December 17, 2025
The Maccabean Menorah: Spiritual Lights in the Smoke of War
Archaeological evidence suggests that the original Hanukkah menorah was made from the spear tips of the Maccabees.
“Our students are now all serving their country, but when that sad duty is passed, they will again turn to the school . . .”
This striking sentence, which captures the sentiments of countless educators at Israeli universities and yeshivas, was written in 1917 by Flinders Petrie, in the introduction to his book Tools and Weapons. An English archaeologist, Petrie was one of the founders of modern Egyptology, but carried out excavations in the Land of Israel as well. He also supported Zionism and was the first to uncover an Egyptian inscription mentioning the name “Israel.”

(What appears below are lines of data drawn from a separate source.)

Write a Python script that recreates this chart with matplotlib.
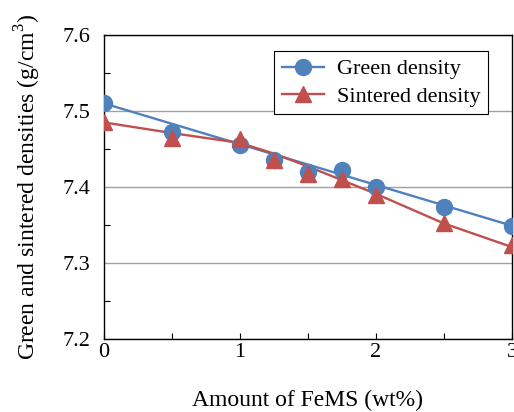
import numpy as np
import matplotlib
matplotlib.use('Agg')
import matplotlib.pyplot as plt
from matplotlib.ticker import MultipleLocator

plt.rcParams['font.family'] = ['Liberation Serif', 'DejaVu Serif']
plt.rcParams['mathtext.fontset'] = 'custom'
plt.rcParams['mathtext.rm'] = 'Liberation Serif'

# measured points
fems = [0, 0.5, 1.0, 1.25, 1.5, 1.75, 2.0, 2.5, 3.0]
green = [7.510, 7.473, 7.455, 7.435, 7.420, 7.422, 7.400, 7.374, 7.349]
sintered = [7.486, 7.464, 7.463, 7.436, 7.417, 7.411, 7.390, 7.353, 7.324]

# trend lines drawn through the points
green_line_x = [0, 3.0]
green_line_y = [7.510, 7.349]
sint_line_x = [0, 0.5, 1.0, 1.25, 1.5, 1.75, 2.0, 2.5, 3.0]
sint_line_y = [7.485, 7.471, 7.458, 7.444, 7.427, 7.409, 7.391, 7.352, 7.321]

blue = '#4F81BD'
red = '#C0504D'

fig = plt.figure(figsize=(5.14, 4.12), dpi=100)
ax = fig.add_axes([0.2023, 0.1772, 0.7938, 0.7378])

ax.plot(green_line_x, green_line_y, color=blue, lw=1.7, zorder=3)
ax.plot(sint_line_x, sint_line_y, color=red, lw=1.7, zorder=3)
ax.plot(fems, green, 'o', color=blue, ms=11.5, zorder=4)
ax.plot(fems, sintered, '^', color=red, ms=11.5, zorder=5)

# legend proxies
ax.plot([], [], '-o', color=blue, lw=1.7, ms=11.5, label='Green density')
ax.plot([], [], '-^', color=red, lw=1.7, ms=11.5, label='Sintered density')

ax.set_xlim(0, 3)
ax.set_ylim(7.2, 7.6)
ax.xaxis.set_major_locator(MultipleLocator(1))
ax.xaxis.set_minor_locator(MultipleLocator(0.5))
ax.yaxis.set_major_locator(MultipleLocator(0.1))
ax.yaxis.set_minor_locator(MultipleLocator(0.05))
ax.yaxis.set_major_formatter(matplotlib.ticker.FormatStrFormatter('%.1f'))
ax.tick_params(which='both', direction='in', length=4, width=0.8, labelsize=16)
ax.tick_params(axis='x', which='major', pad=3)
ax.tick_params(axis='y', which='major', length=0, pad=10)
ax.grid(axis='y', which='major', color='#a0a0a0', lw=1)
ax.set_axisbelow(True)
for s in ax.spines.values():
    s.set_color('black')
    s.set_linewidth(1)

ax.set_xlabel('Amount of FeMS (wt%)', fontsize=17, labelpad=20)
ax.set_ylabel('Green and sintered densities (g/cm$^3$)', fontsize=17, labelpad=14)

leg = ax.legend(loc='upper right', bbox_to_anchor=(0.941, 0.947), borderaxespad=0,
                fontsize=16, frameon=True, fancybox=False, edgecolor='black',
                framealpha=1, handlelength=1.9, handletextpad=0.55,
                labelspacing=0.3, borderpad=0.35)
leg.get_frame().set_linewidth(0.8)

plt.savefig('out.png', dpi=100)
plt.close()
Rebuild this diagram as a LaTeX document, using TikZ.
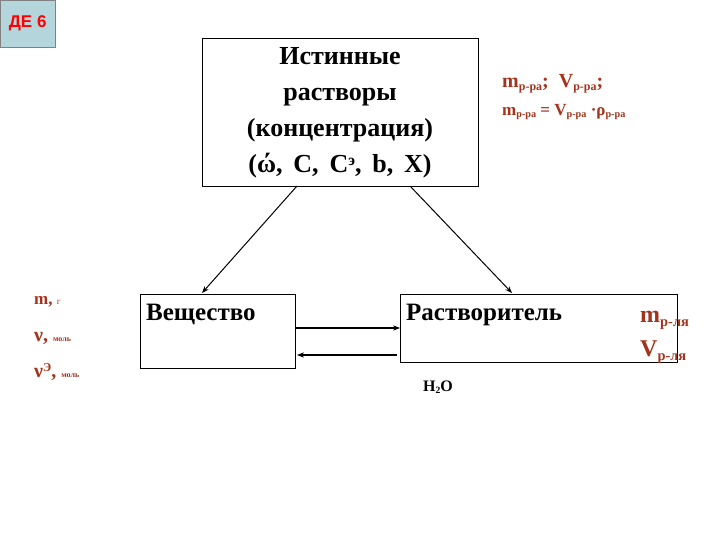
\documentclass[tikz,border=0pt]{standalone}
\usepackage{fontspec}
\setmainfont{Liberation Serif}
\newfontfamily\sansb{Liberation Sans}
\usetikzlibrary{arrows.meta}
\definecolor{brn}{HTML}{A3331C}
\definecolor{lblue}{HTML}{B5D5DD}
\newcommand{\lo}[1]{\raisebox{-0.35ex}{\fontsize{0.6em}{1em}\selectfont #1}}
\newcommand{\hi}[1]{\raisebox{0.6ex}{\fontsize{0.6em}{1em}\selectfont #1}}
\tikzset{box/.style={draw,line width=1pt},
 arr/.style={line width=1.3pt,-{Stealth[length=7pt]}},
 big/.style={font=\bfseries\fontsize{27}{33}\selectfont,align=center},
 brnt/.style={text=brn,font=\bfseries,inner sep=0pt,anchor=west}}
\begin{document}
\begin{tikzpicture}[x=1pt,y=-1pt]
\useasboundingbox (0,0) rectangle (720,540);
\node[draw=gray,fill=lblue,minimum width=55,minimum height=47,anchor=north west,inner sep=0] (de) at (0,0) {\sansb\bfseries\fontsize{17}{20}\selectfont\color{red}ДЕ 6};
\node[box,minimum width=276,minimum height=148,anchor=north west] (top) at (202,38) {};
\node[big,font=\bfseries\fontsize{26}{36}\selectfont] (toptxt) at (340,113) {Истинные\\растворы\\(концентрация)\\(ώ,\, C,\, C\hi{э},\, b,\, X)};
\node[box,minimum width=155,minimum height=74,anchor=north west] (sub) at (140,294) {};
\node[big,anchor=north west,font=\bfseries\fontsize{25}{30}\selectfont,inner sep=0] (subt) at (146,304) {Вещество};
\node[box,minimum width=277,minimum height=68,anchor=north west] (sol) at (400,294) {};
\node[big,anchor=north west,font=\bfseries\fontsize{25}{30}\selectfont,inner sep=0] (solt) at (406,304) {Растворитель};
\coordinate (t1) at (297,186); \coordinate (s1) at (202,293);
\coordinate (t2) at (410,186); \coordinate (s2) at (512,293);
\draw[arr,line width=1pt] (t1) -- (s1);
\draw[arr,line width=1pt] (t2) -- (s2);
\coordinate (a1) at (296,328); \coordinate (b1) at (400,328);
\coordinate (a2) at (397,355); \coordinate (b2) at (297,355);
\draw[arr] (a1) -- (b1);
\draw[arr] (a2) -- (b2);
\node[brnt,font=\bfseries\fontsize{20}{24}\selectfont] (r1) at (502,84) {m\lo{р-ра};\ \ V\lo{р-ра};};
\node[brnt,font=\bfseries\fontsize{17}{20}\selectfont] (r2) at (502,112) {m\lo{р-ра} = V\lo{р-ра} ·ρ\lo{р-ра}};
\node[brnt,font=\bfseries\fontsize{17}{20}\selectfont] (l1) at (34,302) {m, {\normalfont\small г}};
\node[brnt,font=\bfseries\fontsize{20}{20}\selectfont] (l2) at (34,338) {ν, {\footnotesize моль}};
\node[brnt,font=\bfseries\fontsize{20}{20}\selectfont] (l3) at (34,372) {ν\hi{Э}, {\footnotesize моль}};
\node[brnt,font=\bfseries\fontsize{24}{24}\selectfont] (q1) at (640,320) {m\lo{р-ля}};
\node[brnt,font=\bfseries\fontsize{24}{24}\selectfont] (q2) at (640,352) {V\lo{р-ля}};
\node[font=\bfseries\fontsize{16}{16}\selectfont,anchor=west,inner sep=0] (h2o) at (423,387) {H\lo{2}O};
\end{tikzpicture}
\end{document}
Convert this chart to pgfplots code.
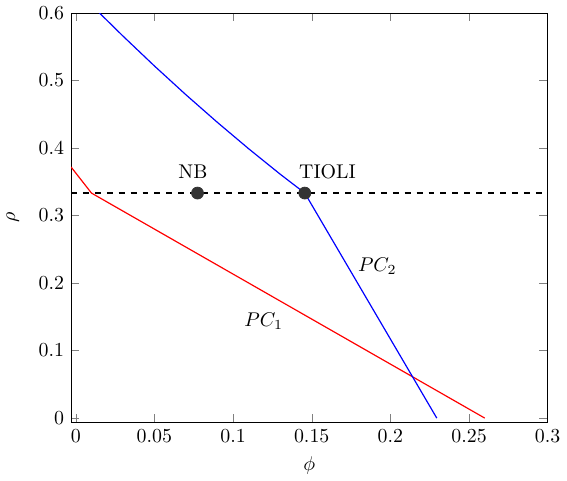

The book includes hundreds of drawings of weapons and tools from the collections of the British School of Archaeology in Egypt, and was published to raise funds for a field hospital. Though he was sixty-one when World War I broke out, he submitted several applications to leave his academic post to join the war effort, but was turned down. Petrie felt the need to justify continuing his academic pursuits while so many of his countrymen were sacrificing life and limb on the Western Front and elsewhere. I imagine that working on this volume only deepened his frustration: while his students were fighting the Germans, he was surrounded by weapons he could only look at, not use.